Uncommon Cacao
Linking organic cacao farmers with specialty chocolate makers to maximize incomes
- Company
- Agriculture
- Latin America
- 2016
- Active
The challenge
Ninety percent of the world’s cocoa – the main ingredient in chocolate – is produced by smallholder farmers living under $2 a day. Despite a growing demand for premium chocolate, smallholder cacao farmers remain impoverished because the vast majority of profits from this nearly $100 billion booming global industry are going to big manufacturers and middlemen, rather than to producers. As a result of stagnant, low incomes, more and more farmers are either abandoning cacao for more lucrative crops, or producing poor-quality beans that must be sold at below market prices.
The innovation
Uncommon Cacao connects smallholder organic cacao farmers to specialty chocolate makers through direct, transparent relationships. Its “farmer-up approach” business model starts with buying fresh cacao beans directly from farmers, paying them a higher price than they would otherwise receive from selling into the non-premium cocoa supply chain. The company then oversees the fermentation and drying process to ensure the highest standards of quality and flavor are met for delivery to some of the world’s best new chocolate makers.
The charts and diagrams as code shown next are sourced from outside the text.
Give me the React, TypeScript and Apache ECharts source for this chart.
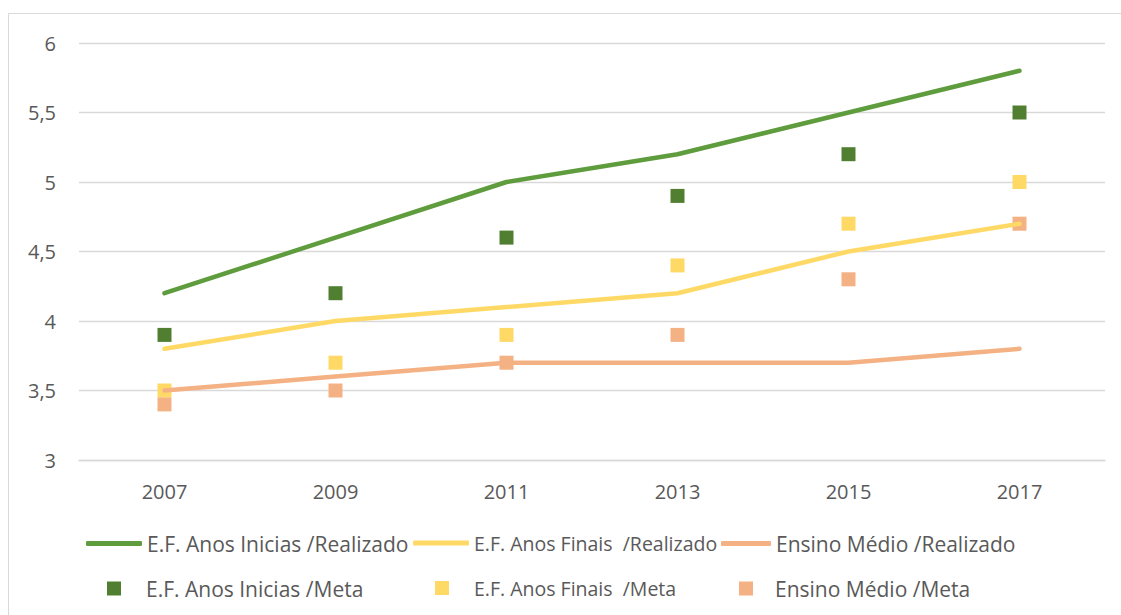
import React, { useEffect, useRef } from "react";
import * as echarts from "echarts";

const years = ["2007", "2009", "2011", "2013", "2015", "2017"];
const iniciaisRealizado = [4.2, 4.6, 5.0, 5.2, 5.5, 5.8];
const finaisRealizado = [3.8, 4.0, 4.1, 4.2, 4.5, 4.7];
const medioRealizado = [3.5, 3.6, 3.7, 3.7, 3.7, 3.8];
const iniciaisMeta = [3.9, 4.2, 4.6, 4.9, 5.2, 5.5];
const finaisMeta = [3.5, 3.7, 3.9, 4.4, 4.7, 5.0];
const medioMeta = [3.4, 3.5, 3.7, 3.9, 4.3, 4.7];

const names = [
  "E.F. Anos Inicias /Realizado",
  "E.F. Anos Finais  /Realizado",
  "Ensino Médio /Realizado",
  "E.F. Anos Inicias /Meta",
  "E.F. Anos Finais  /Meta",
  "Ensino Médio /Meta",
];

const FONT = "'Open Sans', sans-serif";
const TXT = "#595959";

export default function App() {
  const ref = useRef<HTMLDivElement>(null);
  useEffect(() => {
    if (!ref.current) return;
    const chart = echarts.init(ref.current, undefined, { renderer: "svg" });
    const green = "#5f9c3d";
    const greenM = "#507f31";
    const yellow = "#ffd966";
    const orange = "#f4b183";
    const lineLegend = (name: string, left: number, w: number, fs: number) => ({
      data: [name],
      left,
      top: 533,
      padding: 0,
      icon: "roundRect",
      itemWidth: w,
      itemHeight: 5,
      selectedMode: false,
      textStyle: { fontFamily: FONT, fontSize: fs, color: TXT },
    });
    const metaLegend = (name: string, left: number, pad: number, fs: number) => ({
      data: [name],
      left,
      top: 578,
      padding: 0,
      icon: "rect",
      itemWidth: 14,
      itemHeight: 14,
      selectedMode: false,
      textStyle: { fontFamily: FONT, fontSize: fs, color: TXT, padding: [0, 0, 0, pad] },
    });
    const lineSeries = (name: string, data: number[], color: string) => ({
      name,
      type: "line",
      data,
      color,
      symbol: "none",
      lineStyle: { width: 4.5, color, cap: "round", join: "round" },
    });
    const metaSeries = (name: string, data: number[], color: string) => ({
      name,
      type: "scatter",
      data,
      color,
      symbol: "rect",
      symbolSize: 14,
      itemStyle: { color, opacity: 1 },
    });
    chart.setOption({
      animation: false,
      backgroundColor: "#ffffff",
      textStyle: { fontFamily: FONT },
      graphic: [
        {
          type: "rect",
          shape: { x: 8.5, y: 13.5, width: 1300, height: 800 },
          style: { fill: "none", stroke: "#d9d9d9", lineWidth: 1 },
          silent: true,
        },
      ],
      grid: { left: 79, right: 16, top: 43, bottom: 155 },
      legend: [
        lineLegend(names[0], 86, 56, 21),
        lineLegend(names[1], 413, 56, 19.5),
        lineLegend(names[2], 721, 50, 21),
        metaLegend(names[3], 107, 20, 21),
        metaLegend(names[4], 435, 20, 19.5),
        metaLegend(names[5], 739, 17, 21),
      ],
      xAxis: {
        type: "category",
        data: years,
        boundaryGap: true,
        axisLine: { show: true, lineStyle: { color: "#d9d9d9", width: 1.3 } },
        axisTick: { show: false },
        axisLabel: { fontFamily: FONT, fontSize: 20, color: TXT, margin: 21 },
      },
      yAxis: {
        type: "value",
        min: 3,
        max: 6,
        interval: 0.5,
        axisLine: { show: false },
        axisTick: { show: false },
        splitLine: { lineStyle: { color: "#d9d9d9", width: 1.3 } },
        axisLabel: {
          fontFamily: FONT,
          fontSize: 20,
          color: TXT,
          margin: 23,
          formatter: (v: number) => String(v).replace(".", ","),
        },
      },
      series: [
        lineSeries(names[0], iniciaisRealizado, green),
        lineSeries(names[1], finaisRealizado, yellow),
        lineSeries(names[2], medioRealizado, orange),
        metaSeries(names[3], iniciaisMeta, greenM),
        metaSeries(names[4], finaisMeta, yellow),
        metaSeries(names[5], medioMeta, orange),
      ],
    });
    return () => chart.dispose();
  }, []);
  return (
    <div
      ref={ref}
      style={{ position: "fixed", left: 0, top: 0, width: 1121, height: 615 }}
    />
  );
}
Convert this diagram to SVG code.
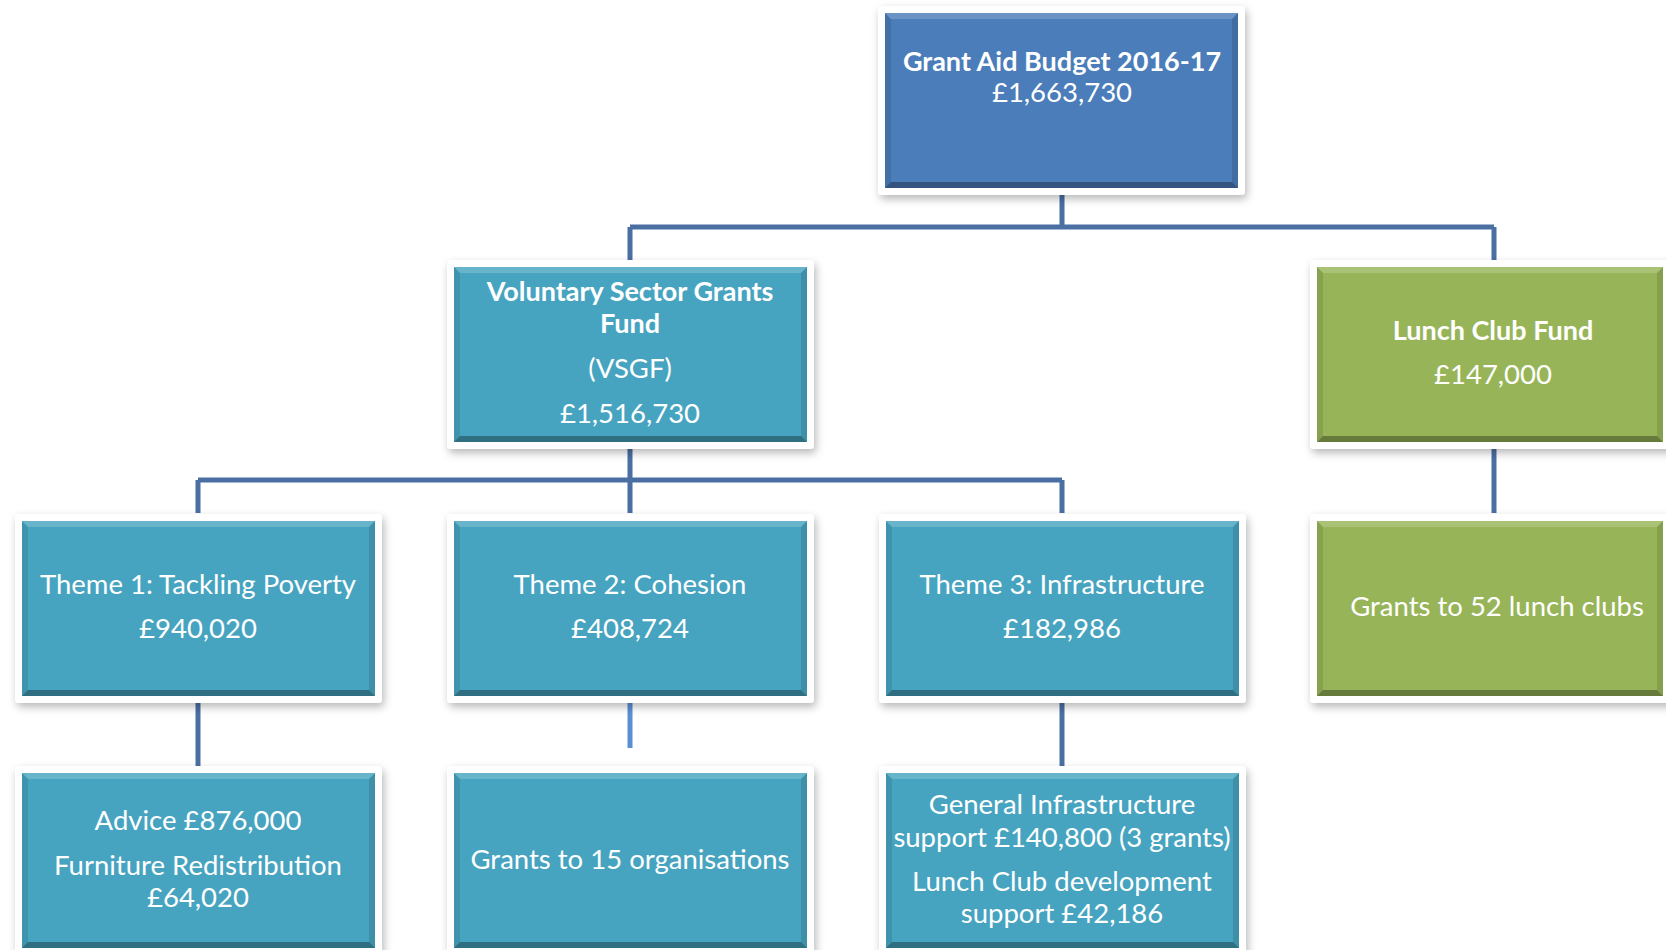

By working directly with local producers and responsible exporters, Uncommon Cacao cuts out exploitative middlemen to drive maximum profits to farmers.
The impact
More than ninety percent of Uncommon Cacao’s farmer customers live on less than $2 a day. By buying transparently sourced, high-quality cacao beans directly from local farmers and cooperatives in order to sell to premium and craft chocolate makers worldwide, Uncommon Cacao is creating direct links between smallholder farmers and the global chocolate industry. By integrating them into a more equitable supply chain for premium cacao, Uncommon Cacao is enabling low-income farmers to stabilize and increase their incomes by more than 100%. The company aims to directly impact more than 10,000 farmers over the next three years, with an impact of nearly 50,000 lives.